═════ PROVIDED ENTRIES ═════

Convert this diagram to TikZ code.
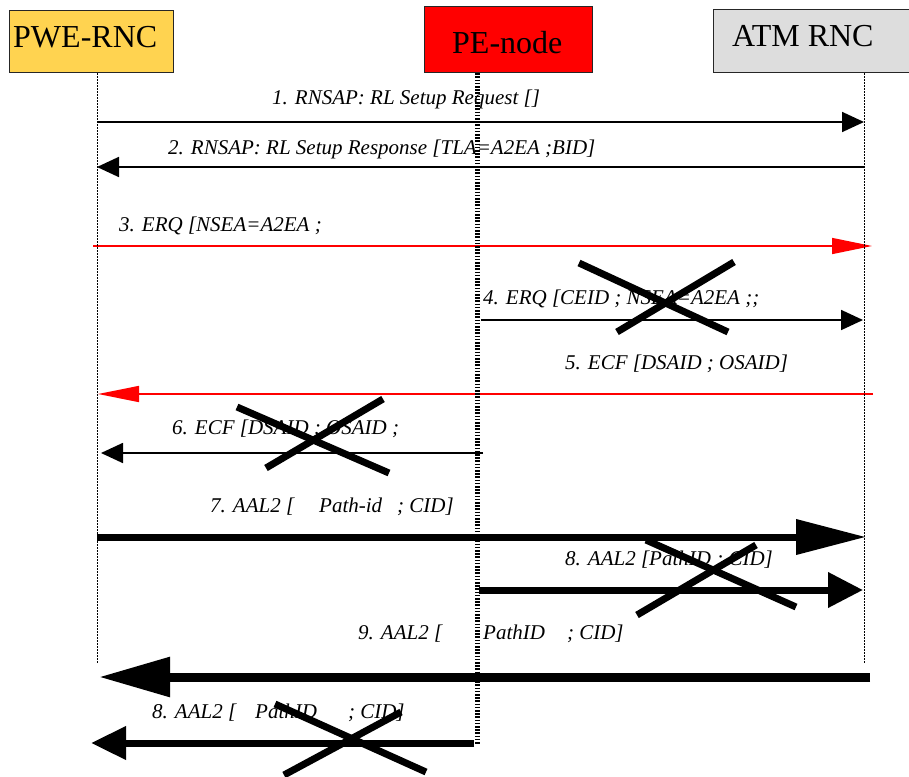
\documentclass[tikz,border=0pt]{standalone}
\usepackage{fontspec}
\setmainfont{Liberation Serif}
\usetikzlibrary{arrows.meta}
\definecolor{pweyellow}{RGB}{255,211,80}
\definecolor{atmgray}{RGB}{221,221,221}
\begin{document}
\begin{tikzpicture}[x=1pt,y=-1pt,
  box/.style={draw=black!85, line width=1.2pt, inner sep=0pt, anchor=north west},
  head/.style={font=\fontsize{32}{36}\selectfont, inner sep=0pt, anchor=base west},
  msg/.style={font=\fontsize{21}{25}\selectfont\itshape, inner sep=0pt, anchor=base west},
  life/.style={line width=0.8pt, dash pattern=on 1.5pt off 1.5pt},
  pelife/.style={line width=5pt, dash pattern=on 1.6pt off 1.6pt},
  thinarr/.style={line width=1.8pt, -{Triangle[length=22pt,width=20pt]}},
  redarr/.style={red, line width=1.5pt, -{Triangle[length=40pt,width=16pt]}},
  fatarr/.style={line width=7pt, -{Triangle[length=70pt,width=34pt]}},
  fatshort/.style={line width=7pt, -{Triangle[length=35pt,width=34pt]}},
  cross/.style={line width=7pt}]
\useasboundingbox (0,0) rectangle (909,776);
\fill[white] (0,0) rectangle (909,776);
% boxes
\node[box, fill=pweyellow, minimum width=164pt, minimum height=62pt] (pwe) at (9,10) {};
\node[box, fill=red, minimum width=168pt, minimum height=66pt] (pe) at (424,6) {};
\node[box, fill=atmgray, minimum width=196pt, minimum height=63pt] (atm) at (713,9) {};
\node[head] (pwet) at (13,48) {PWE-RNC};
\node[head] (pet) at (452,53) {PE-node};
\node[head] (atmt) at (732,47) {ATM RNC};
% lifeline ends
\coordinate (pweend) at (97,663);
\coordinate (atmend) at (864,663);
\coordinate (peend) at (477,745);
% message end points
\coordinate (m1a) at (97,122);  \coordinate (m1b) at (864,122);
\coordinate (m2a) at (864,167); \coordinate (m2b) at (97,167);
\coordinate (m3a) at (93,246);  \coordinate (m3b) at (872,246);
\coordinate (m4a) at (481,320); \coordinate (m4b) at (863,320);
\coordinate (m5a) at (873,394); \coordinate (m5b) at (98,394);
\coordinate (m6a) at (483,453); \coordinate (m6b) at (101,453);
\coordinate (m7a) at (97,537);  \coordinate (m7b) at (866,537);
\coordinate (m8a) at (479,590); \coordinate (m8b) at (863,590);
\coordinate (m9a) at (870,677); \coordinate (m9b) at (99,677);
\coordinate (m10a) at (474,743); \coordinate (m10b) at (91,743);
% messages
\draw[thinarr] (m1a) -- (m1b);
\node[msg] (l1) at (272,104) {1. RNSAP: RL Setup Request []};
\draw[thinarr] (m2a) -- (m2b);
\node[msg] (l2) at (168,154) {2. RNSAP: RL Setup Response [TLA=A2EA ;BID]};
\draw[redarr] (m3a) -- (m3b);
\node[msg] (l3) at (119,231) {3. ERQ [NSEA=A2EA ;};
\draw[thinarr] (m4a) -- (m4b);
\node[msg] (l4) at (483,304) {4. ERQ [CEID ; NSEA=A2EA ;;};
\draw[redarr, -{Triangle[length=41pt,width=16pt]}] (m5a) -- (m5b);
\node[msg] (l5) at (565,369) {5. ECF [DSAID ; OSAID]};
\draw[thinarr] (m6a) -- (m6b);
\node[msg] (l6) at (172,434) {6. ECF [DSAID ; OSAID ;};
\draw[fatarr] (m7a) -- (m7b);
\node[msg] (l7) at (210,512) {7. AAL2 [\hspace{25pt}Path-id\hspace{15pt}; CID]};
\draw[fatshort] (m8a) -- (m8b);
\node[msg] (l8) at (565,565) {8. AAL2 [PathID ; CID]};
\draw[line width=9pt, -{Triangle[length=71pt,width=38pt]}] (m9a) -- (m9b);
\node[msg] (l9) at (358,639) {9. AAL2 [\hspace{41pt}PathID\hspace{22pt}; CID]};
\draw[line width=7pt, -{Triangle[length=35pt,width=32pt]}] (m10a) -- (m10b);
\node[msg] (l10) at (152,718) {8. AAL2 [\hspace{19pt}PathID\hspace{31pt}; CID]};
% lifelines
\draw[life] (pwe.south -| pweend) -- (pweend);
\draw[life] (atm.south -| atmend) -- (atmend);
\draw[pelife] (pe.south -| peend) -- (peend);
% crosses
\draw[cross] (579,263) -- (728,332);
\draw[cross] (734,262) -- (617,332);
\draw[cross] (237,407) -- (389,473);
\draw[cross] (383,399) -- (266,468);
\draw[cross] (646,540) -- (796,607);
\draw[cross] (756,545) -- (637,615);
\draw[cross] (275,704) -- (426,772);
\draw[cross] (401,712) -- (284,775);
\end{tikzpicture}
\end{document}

═════
═════ PROVIDED ENTRIES ═════

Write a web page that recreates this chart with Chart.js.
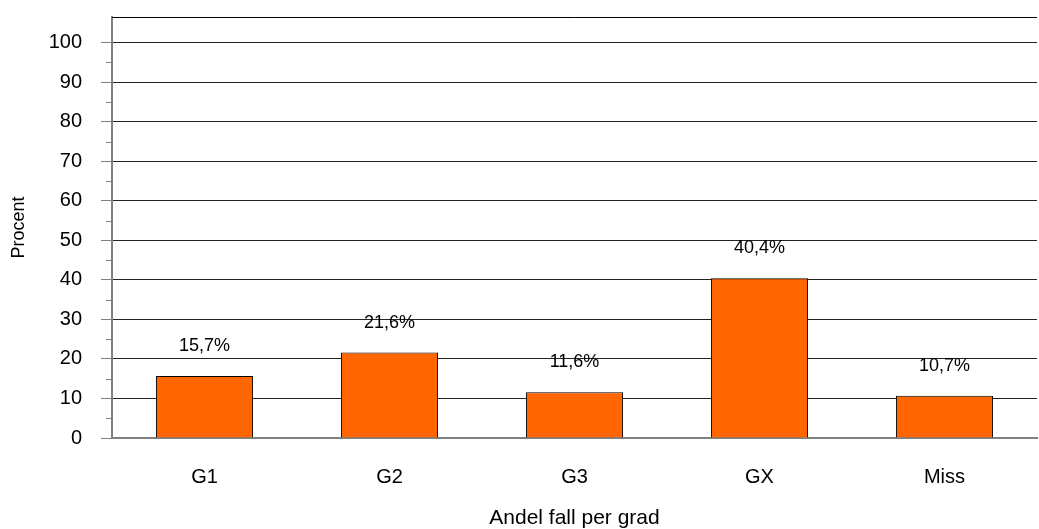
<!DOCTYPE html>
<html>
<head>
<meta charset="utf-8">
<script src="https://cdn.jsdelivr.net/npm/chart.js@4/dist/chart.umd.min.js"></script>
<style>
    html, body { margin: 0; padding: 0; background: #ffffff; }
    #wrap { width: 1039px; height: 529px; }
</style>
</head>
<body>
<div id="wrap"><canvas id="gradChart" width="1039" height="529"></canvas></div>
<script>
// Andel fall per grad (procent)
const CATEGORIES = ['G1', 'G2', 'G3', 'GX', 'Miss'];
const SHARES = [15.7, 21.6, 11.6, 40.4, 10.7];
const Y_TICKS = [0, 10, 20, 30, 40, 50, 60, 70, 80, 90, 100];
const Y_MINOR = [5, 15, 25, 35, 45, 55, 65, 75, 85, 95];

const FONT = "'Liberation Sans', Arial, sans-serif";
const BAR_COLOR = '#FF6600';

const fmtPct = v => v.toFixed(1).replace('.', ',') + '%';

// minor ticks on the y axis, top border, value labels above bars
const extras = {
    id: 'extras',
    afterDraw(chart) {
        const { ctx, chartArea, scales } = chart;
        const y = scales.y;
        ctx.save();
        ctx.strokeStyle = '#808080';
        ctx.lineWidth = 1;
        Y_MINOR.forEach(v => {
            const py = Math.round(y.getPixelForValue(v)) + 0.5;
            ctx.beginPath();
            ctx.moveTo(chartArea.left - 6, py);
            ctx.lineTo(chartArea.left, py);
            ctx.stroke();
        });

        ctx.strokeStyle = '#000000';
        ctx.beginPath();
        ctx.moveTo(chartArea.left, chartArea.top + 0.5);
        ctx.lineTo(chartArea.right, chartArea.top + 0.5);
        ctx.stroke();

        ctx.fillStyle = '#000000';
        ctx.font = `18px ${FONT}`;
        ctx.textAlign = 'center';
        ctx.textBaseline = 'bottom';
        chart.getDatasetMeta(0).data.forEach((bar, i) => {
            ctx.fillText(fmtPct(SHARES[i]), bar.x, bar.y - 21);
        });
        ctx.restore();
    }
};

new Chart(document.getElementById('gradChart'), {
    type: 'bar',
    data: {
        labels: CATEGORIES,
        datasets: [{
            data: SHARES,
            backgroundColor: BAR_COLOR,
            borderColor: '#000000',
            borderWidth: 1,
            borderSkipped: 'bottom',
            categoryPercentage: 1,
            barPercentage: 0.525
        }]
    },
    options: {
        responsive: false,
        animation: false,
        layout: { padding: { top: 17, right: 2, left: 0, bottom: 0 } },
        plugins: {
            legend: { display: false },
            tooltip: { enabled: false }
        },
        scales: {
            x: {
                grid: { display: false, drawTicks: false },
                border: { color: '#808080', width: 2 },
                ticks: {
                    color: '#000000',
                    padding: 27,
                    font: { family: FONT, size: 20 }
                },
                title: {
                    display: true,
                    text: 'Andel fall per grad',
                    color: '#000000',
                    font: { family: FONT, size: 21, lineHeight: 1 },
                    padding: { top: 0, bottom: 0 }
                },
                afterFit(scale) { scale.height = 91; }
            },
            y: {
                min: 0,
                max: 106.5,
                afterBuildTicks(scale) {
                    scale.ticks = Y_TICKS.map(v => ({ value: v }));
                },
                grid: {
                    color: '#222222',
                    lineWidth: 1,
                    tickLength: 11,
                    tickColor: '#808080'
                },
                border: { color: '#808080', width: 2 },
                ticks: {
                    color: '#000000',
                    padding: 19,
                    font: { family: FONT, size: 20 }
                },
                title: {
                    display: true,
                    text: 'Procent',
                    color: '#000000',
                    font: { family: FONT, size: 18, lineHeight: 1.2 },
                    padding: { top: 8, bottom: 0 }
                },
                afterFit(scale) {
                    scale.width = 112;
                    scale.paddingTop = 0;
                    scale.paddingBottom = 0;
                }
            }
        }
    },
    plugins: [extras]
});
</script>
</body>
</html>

═════

REQUIRED WORK - Of the lines in the records, determine how many contain the word "this", and report that number alone.

FINISHED EXERCISE - 2